Joaquin Lashes Bahamas, Could Have Eastern U.S. In Crosshairs

October 1, 2015

Update at 11:45 a.m. ET

The National Hurricane Center, in its latest bulletin, says that Joaquin is now 80 miles south, southeast of San Salvador with winds of 125 mph.

The government of the Bahamas has issued a Tropical Storm Warning for the Turks and Caicos Islands.

Here’s our original post …

Hurricane Joaquin — newly minted as a Category 3 storm with 120 mph winds — is lashing the sparely populated central and eastern Bahamas. It is forecast to speed up and move north in the next few days for a possible encounter with the U.S. East Coast, the National Hurricane Center says in its latest advisory.

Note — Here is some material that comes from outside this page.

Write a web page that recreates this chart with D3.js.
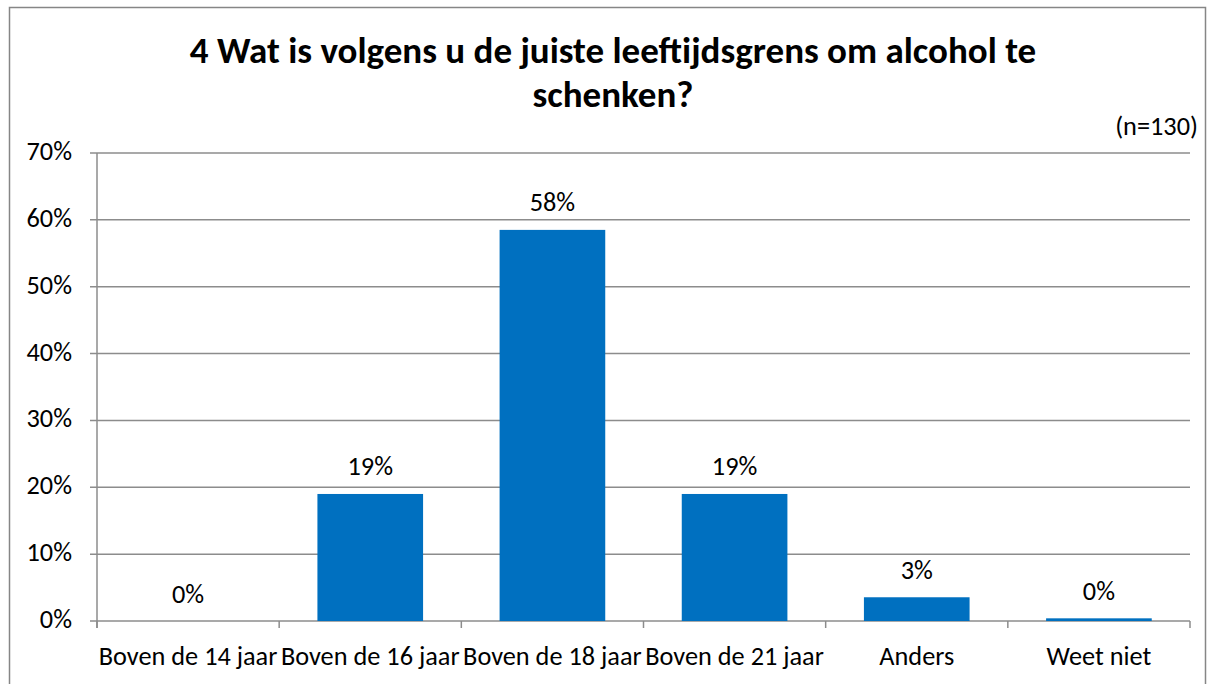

As of about 8:30 a.m. ET, Joaquin’s eye was located about 70 miles southeast of San Salvador in the Bahamas, near Samana Cay. The Associated Press quotes Capt. Stephen Russell of the Bahamas National Emergency Management Agency as saying that storm surge and minor flooding have been reported in the region, but no casualties or significant damage.

The AP writes:

“The storm was predicted to turn to the north and northwest toward the United States late Thursday or Friday, but forecasters were still gathering data to determine how it might affect the U.S.

” ‘There’s still a distinct possibility that this could make landfall somewhere in the U.S.,’ said Dennis Feltgen, a meteorologist and hurricane center spokesman.”

Brian McNoldy, a hurricane forecaster for the University of Miami’s Rosenstiel School of Marine and Atmospheric Science, writes on The Washington Post’s Capital Weather Gang blog:

“Joaquin has the potential to be a very significant storm for the mid-Atlantic and northeastern states. Heavy rain will be the first threat to the region on Thursday and Friday. The latest guidance from the National Weather Service includes an enormous swath of rainfall totals in excess of 6 inches over the coming week, with as much as 10 inches falling on the Virginia, Maryland and Delaware coasts.

“By Saturday, coastal erosion and storm surge flooding could become a huge problem starting in the Carolinas and working its way up to New England by Sunday.”